Arctic: Populations of the Arctic and Subarctic Areas
At the Arctic Exhibition, you can experience the shaman costume from Tuva, traditional Inuit clothing and tools and study life in the Igloo.
The exhibition opens by showing traditional clothing and tools from Arctic Siberia and then you can enter the room about ritual life.
Here, shamanic and Sámi noaidi artefacts are exhibited - a noaidi drum is suspended over a model of the Earth’s northern hemisphere. Traditional clothing made of fish skin and bark from Siberia and Japan are exhibited.
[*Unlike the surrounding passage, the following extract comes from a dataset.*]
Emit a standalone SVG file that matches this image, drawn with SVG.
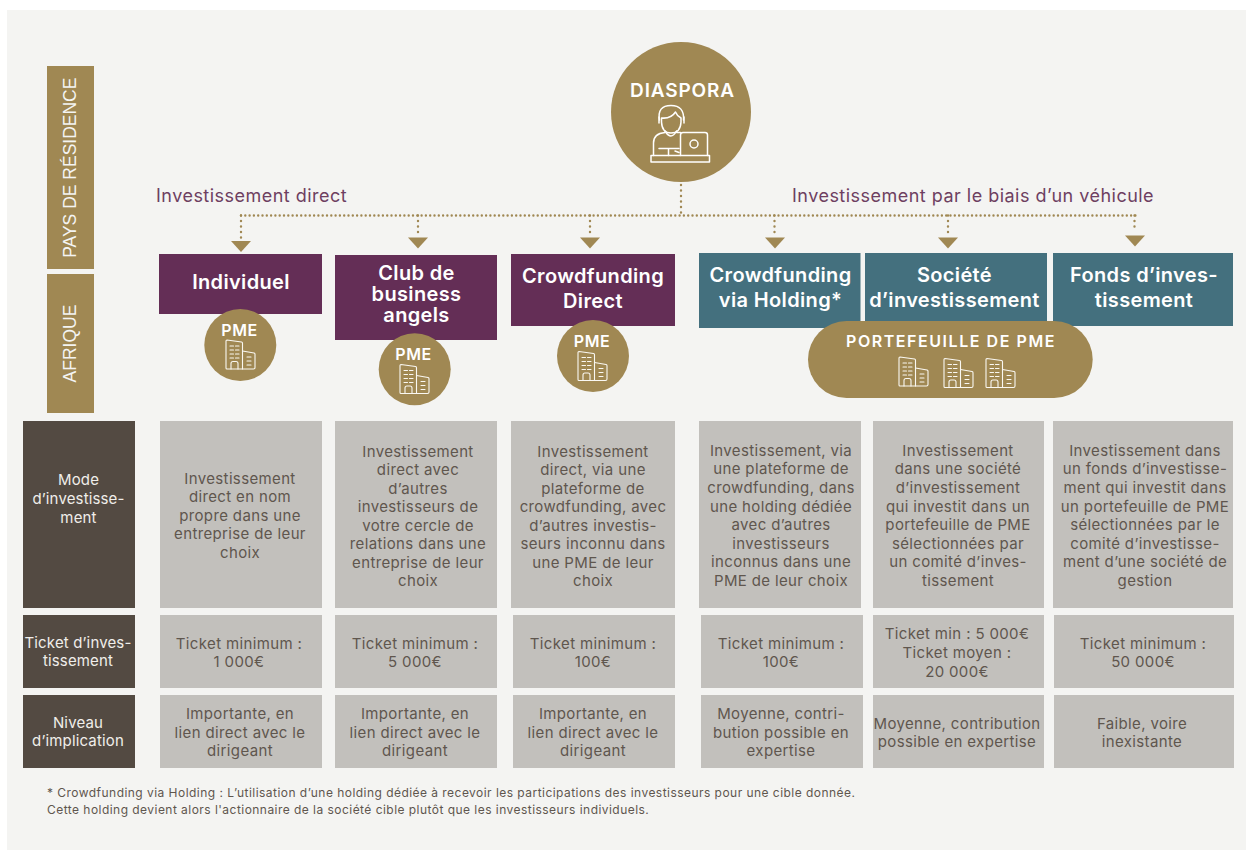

Sámi culture is represented by various traditional pieces of clothing and information about reindeer husbandry and the history of the Sámi Parliament of Norway.
People in the Arctic, where the struggle for food and the fight against the cold are important, have developed a rich ritual life. One is at the mercy of the forces of nature and efforts to influence or control these forces are therefore important. Sacrificial rituals in connection with seasonal transitions or the start of a hunting season were common. The Netsilik’s sacrifice to “the goddess of the sea and marine animals”, Sedna, before travelling to their winter camp on the pack ice is one such ritual.
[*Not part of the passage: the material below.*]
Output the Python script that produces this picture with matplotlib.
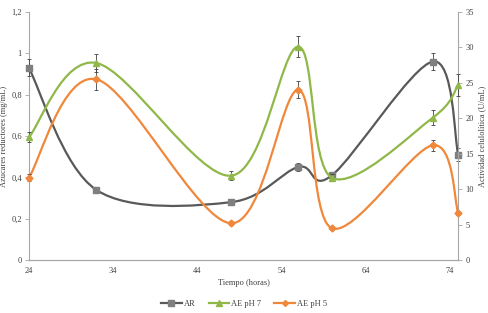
import numpy as np
import matplotlib
matplotlib.use("Agg")
from matplotlib import pyplot as plt
from matplotlib.path import Path
from matplotlib.patches import PathPatch
from matplotlib.lines import Line2D
from matplotlib.ticker import FuncFormatter

# time (hours)
tiempo = [24, 32, 48, 56, 60, 72, 75]

# reducing sugars (mg/mL), left axis
ar = [0.93, 0.34, 0.28, 0.45, 0.41, 0.96, 0.51]
ar_err = [0.04, 0.015, 0.01, 0.02, 0.012, 0.04, 0.03]

# cellulolytic activity (U/mL), right axis
ae_ph7 = [17.3, 27.8, 11.9, 30.1, 11.6, 20.1, 24.7]
ae_ph7_err = [0.7, 1.3, 0.6, 1.5, 0.5, 1.0, 1.5]
ae_ph5 = [11.6, 25.5, 5.2, 24.0, 4.5, 16.2, 6.6]
ae_ph5_err = [0.5, 1.5, 0.3, 1.2, 0.3, 0.8, 0.3]

GRAY = "#595959"
GRAY_M = "#7f7f7f"
GREEN = "#8fb849"
ORANGE = "#f0883b"
AXC = "#a6a6a6"
FS = 6

plt.rcParams["font.family"] = ["Liberation Serif", "DejaVu Serif"]
plt.rcParams["font.size"] = FS


def smooth_path(x, y):
    # excel-like smoothed line: bezier segments with catmull-rom control points
    x = np.asarray(x, float)
    y = np.asarray(y, float)
    n = len(x)
    verts = [(x[0], y[0])]
    codes = [Path.MOVETO]
    for i in range(n - 1):
        x0, y0 = (x[i - 1], y[i - 1]) if i > 0 else (x[i], y[i])
        x3, y3 = (x[i + 2], y[i + 2]) if i + 2 < n else (x[i + 1], y[i + 1])
        c1 = (x[i] + (x[i + 1] - x0) / 6, y[i] + (y[i + 1] - y0) / 6)
        c2 = (x[i + 1] - (x3 - x[i]) / 6, y[i + 1] - (y3 - y[i]) / 6)
        verts += [c1, c2, (x[i + 1], y[i + 1])]
        codes += [Path.CURVE4] * 3
    return Path(verts, codes)


fig = plt.figure(figsize=(4.88, 3.13), dpi=100)
ax = fig.add_axes([0.059, 0.169, 0.88, 0.793])
ax2 = ax.twinx()

ax.set_xlim(24, 75)
ax.set_ylim(0, 1.2)
ax2.set_ylim(0, 35)
ax.set_xticks([24, 34, 44, 54, 64, 74])
ax.set_yticks(np.arange(0, 1.21, 0.2))
ax2.set_yticks(range(0, 36, 5))
ax.yaxis.set_major_formatter(FuncFormatter(lambda v, p: ("%g" % round(v, 1)).replace(".", ",")))

for a in (ax, ax2):
    a.spines["top"].set_visible(False)
    for s in ("left", "right", "bottom"):
        a.spines[s].set_color(AXC)
        a.spines[s].set_linewidth(0.8)
    a.tick_params(colors="#404040", length=3, width=0.6, color=AXC, labelsize=FS, pad=2)
ax.tick_params(axis="x", length=0, pad=5)
ax2.spines["left"].set_visible(False)
ax.spines["right"].set_visible(False)

# lines
ax.add_patch(PathPatch(smooth_path(tiempo, ar), fc="none", ec=GRAY, lw=1.6, zorder=3))
ax2.add_patch(PathPatch(smooth_path(tiempo, ae_ph7), fc="none", ec=GREEN, lw=1.6, zorder=3))
ax2.add_patch(PathPatch(smooth_path(tiempo, ae_ph5), fc="none", ec=ORANGE, lw=1.6, zorder=3))

# markers + error bars
eb_kw = dict(ecolor="#404040", elinewidth=0.6, capsize=1.5, capthick=0.6, zorder=4)
for c in [
    ax.errorbar(tiempo, ar, yerr=ar_err, fmt="s", ms=5, color=GRAY_M, **eb_kw),
    ax2.errorbar(tiempo, ae_ph7, yerr=ae_ph7_err, fmt="^", ms=5, color=GREEN, **eb_kw),
    ax2.errorbar(tiempo, ae_ph5, yerr=ae_ph5_err, fmt="D", ms=3.5, color=ORANGE, **eb_kw),
]:
    for art in c.get_children():
        art.set_clip_on(False)

ax.set_ylabel("Azúcares reductores (mg/mL)", fontsize=FS, color="#404040", labelpad=2)
ax2.set_ylabel("Actividad celulolítica (U/mL)", fontsize=FS, color="#404040", labelpad=3)
fig.text(0.5, 0.095, "Tiempo (horas)", ha="center", va="center", fontsize=FS, color="#404040")

handles = [
    Line2D([], [], color=GRAY, lw=1.6, marker="s", ms=4, mfc=GRAY_M, mec=GRAY_M),
    Line2D([], [], color=GREEN, lw=1.6, marker="^", ms=4),
    Line2D([], [], color=ORANGE, lw=1.6, marker="D", ms=3),
]
fig.legend(handles, ["AR", "AE pH 7", "AE pH 5"], loc="center", bbox_to_anchor=(0.5, 0.03),
           ncol=3, frameon=False, fontsize=FS, handlelength=2.5, handletextpad=0.2,
           columnspacing=1.6, labelcolor="#404040")

fig.savefig("out.png", dpi=100)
The Netsiliks were visited by several polar expeditions during the 19th century. Here is a part of the exhibit showing Arctic experts, and you can discover what the Netsilik people in Northern Canada taught Roald Amundsen about survival in Arctic climates. Roald Amundsen met the Netsilik people for the first time in 1903 when he spent the winter with his ship called Gjøa in the place that is now called Gjoa Haven. Amundsen learned a lot about survival in the harsh Arctic climate from the Netsilik people, and he traded lots of objects of which more than 900 are now found in the museum’s collections.